───── Provided material ─────

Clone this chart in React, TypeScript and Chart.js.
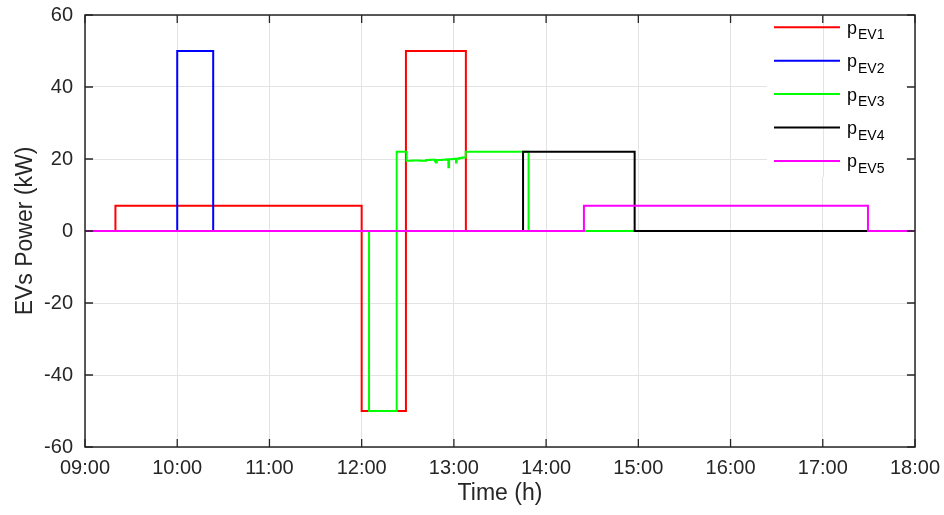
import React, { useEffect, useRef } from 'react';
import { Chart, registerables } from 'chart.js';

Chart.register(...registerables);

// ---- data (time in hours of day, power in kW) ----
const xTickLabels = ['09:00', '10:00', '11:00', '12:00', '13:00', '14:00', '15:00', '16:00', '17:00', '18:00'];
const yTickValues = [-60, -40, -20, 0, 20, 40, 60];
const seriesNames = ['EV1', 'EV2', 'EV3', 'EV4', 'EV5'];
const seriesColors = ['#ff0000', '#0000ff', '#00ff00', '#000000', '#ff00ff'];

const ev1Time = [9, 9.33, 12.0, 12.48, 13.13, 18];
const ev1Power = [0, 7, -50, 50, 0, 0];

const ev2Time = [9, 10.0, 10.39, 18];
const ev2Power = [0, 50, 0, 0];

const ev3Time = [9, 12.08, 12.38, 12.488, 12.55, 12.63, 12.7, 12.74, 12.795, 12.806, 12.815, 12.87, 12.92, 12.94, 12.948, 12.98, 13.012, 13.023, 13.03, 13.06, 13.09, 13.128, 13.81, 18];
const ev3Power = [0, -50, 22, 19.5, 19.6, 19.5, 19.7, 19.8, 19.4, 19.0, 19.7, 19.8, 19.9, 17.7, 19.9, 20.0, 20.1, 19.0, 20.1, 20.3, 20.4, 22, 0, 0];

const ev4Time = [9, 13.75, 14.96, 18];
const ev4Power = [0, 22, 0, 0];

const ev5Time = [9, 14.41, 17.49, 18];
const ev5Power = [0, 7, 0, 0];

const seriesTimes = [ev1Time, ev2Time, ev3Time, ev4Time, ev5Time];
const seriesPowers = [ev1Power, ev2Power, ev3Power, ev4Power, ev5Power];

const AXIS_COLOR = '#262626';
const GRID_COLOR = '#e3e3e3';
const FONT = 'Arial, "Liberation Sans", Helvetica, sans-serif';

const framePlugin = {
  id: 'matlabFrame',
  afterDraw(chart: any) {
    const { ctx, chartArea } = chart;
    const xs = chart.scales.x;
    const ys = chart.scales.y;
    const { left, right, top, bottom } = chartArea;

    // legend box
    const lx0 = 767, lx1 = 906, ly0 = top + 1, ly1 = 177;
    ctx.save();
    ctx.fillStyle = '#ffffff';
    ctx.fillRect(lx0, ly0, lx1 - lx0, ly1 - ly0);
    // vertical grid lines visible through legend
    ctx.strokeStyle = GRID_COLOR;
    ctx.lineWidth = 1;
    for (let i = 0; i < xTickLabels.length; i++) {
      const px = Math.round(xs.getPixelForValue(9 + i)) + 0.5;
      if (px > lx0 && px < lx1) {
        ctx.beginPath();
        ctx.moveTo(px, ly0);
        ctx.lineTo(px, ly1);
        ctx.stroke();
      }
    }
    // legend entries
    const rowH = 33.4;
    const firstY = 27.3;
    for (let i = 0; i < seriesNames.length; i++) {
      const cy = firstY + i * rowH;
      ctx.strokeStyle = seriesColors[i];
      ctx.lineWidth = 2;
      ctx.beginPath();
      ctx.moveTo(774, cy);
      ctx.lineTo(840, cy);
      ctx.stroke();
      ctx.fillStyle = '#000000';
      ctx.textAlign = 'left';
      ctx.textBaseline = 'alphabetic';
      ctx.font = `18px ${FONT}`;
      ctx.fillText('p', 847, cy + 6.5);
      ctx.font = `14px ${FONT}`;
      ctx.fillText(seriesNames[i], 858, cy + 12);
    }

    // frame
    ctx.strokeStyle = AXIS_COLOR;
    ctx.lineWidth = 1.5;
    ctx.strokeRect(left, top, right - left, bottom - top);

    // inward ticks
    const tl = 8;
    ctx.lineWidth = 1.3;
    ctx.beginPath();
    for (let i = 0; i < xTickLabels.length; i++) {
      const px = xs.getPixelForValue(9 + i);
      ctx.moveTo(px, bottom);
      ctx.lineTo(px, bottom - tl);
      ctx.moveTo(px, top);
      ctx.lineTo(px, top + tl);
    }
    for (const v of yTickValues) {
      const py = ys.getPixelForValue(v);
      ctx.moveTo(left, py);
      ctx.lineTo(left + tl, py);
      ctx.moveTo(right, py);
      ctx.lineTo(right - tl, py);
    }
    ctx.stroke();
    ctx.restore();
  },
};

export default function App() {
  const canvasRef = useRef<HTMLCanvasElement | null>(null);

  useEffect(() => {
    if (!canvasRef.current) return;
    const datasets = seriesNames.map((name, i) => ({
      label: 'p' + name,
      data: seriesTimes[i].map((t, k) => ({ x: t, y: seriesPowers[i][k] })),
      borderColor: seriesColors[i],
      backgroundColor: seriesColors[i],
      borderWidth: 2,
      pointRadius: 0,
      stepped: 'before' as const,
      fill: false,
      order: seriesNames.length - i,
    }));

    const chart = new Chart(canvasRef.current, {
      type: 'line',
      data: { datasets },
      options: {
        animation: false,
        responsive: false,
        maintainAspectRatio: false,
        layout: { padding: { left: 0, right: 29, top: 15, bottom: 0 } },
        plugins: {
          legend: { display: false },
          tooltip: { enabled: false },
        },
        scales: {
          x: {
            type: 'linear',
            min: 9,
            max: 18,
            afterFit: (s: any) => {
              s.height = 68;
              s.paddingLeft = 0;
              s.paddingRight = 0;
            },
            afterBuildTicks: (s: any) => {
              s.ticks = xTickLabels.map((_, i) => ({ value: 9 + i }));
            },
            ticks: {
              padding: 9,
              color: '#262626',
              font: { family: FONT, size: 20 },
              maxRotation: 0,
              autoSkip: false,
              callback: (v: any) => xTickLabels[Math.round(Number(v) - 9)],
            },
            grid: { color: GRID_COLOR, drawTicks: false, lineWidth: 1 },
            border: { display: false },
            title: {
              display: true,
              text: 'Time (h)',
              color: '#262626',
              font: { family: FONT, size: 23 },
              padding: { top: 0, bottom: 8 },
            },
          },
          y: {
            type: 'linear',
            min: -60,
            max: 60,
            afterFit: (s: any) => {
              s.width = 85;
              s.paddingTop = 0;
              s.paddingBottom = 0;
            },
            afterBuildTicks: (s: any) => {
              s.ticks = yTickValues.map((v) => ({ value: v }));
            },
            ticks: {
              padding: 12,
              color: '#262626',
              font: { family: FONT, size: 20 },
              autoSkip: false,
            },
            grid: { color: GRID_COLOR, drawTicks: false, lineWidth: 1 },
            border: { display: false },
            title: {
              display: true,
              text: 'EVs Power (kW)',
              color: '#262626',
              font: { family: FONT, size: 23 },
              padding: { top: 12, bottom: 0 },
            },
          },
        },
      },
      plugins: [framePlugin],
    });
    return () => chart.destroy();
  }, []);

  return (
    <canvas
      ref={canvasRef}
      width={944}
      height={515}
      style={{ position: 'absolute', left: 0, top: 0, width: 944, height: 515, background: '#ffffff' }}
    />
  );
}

─────
───── Provided material ─────

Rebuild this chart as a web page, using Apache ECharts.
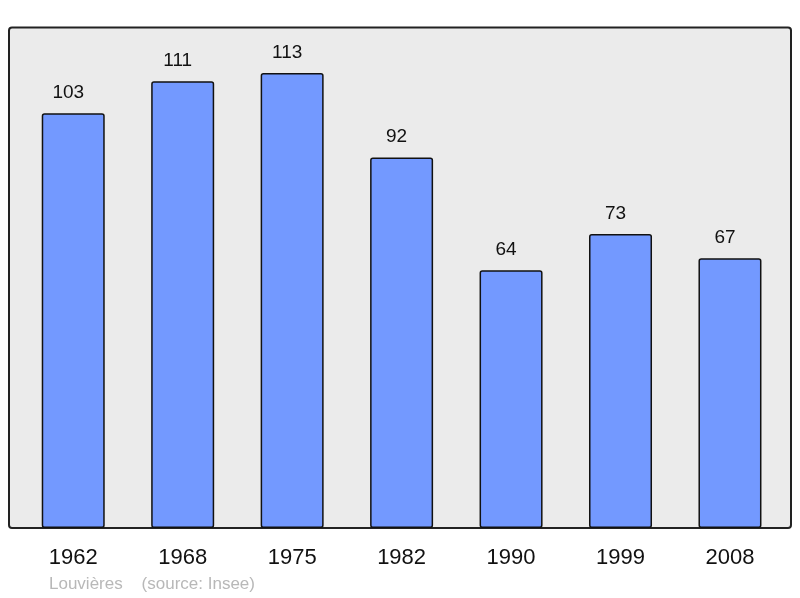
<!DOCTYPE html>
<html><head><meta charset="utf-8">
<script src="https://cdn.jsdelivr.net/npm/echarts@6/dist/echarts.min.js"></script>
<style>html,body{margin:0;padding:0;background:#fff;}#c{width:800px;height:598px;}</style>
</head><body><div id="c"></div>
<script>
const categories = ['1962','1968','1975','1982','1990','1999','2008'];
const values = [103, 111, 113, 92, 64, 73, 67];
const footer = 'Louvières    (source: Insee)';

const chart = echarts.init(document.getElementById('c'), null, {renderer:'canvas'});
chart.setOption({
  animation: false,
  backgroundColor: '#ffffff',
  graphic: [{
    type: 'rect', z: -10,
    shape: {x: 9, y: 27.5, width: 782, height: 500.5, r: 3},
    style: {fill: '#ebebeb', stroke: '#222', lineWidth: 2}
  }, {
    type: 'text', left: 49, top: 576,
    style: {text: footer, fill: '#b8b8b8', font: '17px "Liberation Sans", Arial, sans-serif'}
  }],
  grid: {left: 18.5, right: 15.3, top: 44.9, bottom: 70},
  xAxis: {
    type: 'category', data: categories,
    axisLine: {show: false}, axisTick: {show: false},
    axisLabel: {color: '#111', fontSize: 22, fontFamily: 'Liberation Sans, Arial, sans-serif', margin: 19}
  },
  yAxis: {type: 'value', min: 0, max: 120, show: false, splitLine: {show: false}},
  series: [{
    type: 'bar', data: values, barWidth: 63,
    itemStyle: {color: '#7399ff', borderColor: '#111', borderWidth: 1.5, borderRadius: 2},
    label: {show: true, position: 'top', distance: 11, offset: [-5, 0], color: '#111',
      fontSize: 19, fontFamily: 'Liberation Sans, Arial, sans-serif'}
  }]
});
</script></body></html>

─────
───── Provided material ─────

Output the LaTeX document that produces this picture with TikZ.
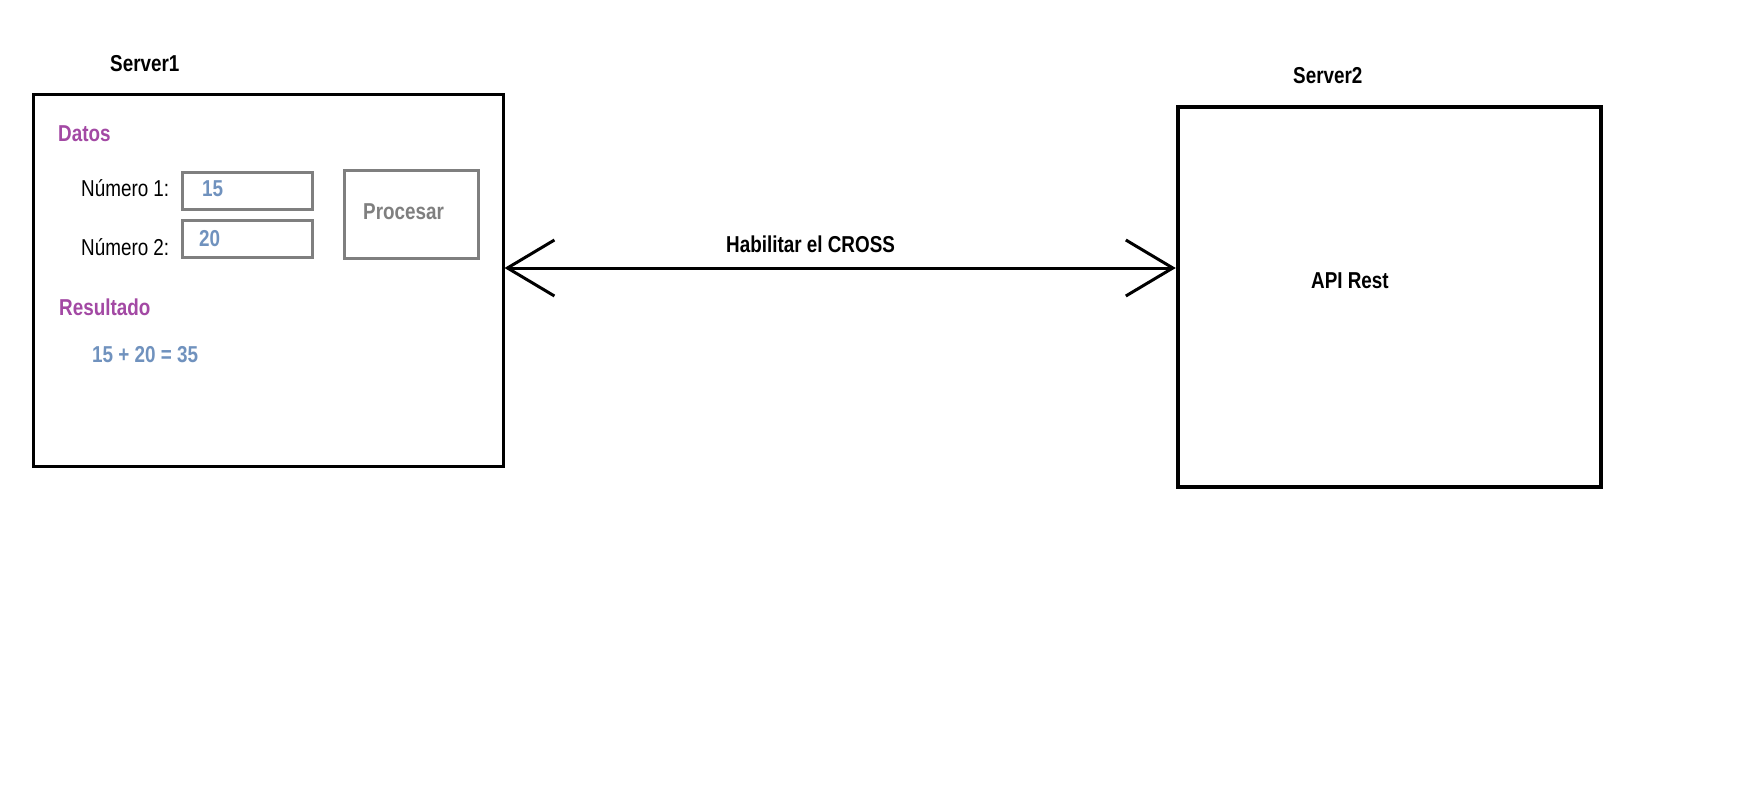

─────

[Problem details]
Leave out the pictures, and copy only the lines from the one holding "Clone this chart" through the one holding "const ev2Power = [0, 50, 0, 0];", exactly as written.

[Exercise result]
Clone this chart in React, TypeScript and Chart.js.
import React, { useEffect, useRef } from 'react';
import { Chart, registerables } from 'chart.js';

Chart.register(...registerables);

// ---- data (time in hours of day, power in kW) ----
const xTickLabels = ['09:00', '10:00', '11:00', '12:00', '13:00', '14:00', '15:00', '16:00', '17:00', '18:00'];
const yTickValues = [-60, -40, -20, 0, 20, 40, 60];
const seriesNames = ['EV1', 'EV2', 'EV3', 'EV4', 'EV5'];
const seriesColors = ['#ff0000', '#0000ff', '#00ff00', '#000000', '#ff00ff'];

const ev1Time = [9, 9.33, 12.0, 12.48, 13.13, 18];
const ev1Power = [0, 7, -50, 50, 0, 0];

const ev2Time = [9, 10.0, 10.39, 18];
const ev2Power = [0, 50, 0, 0];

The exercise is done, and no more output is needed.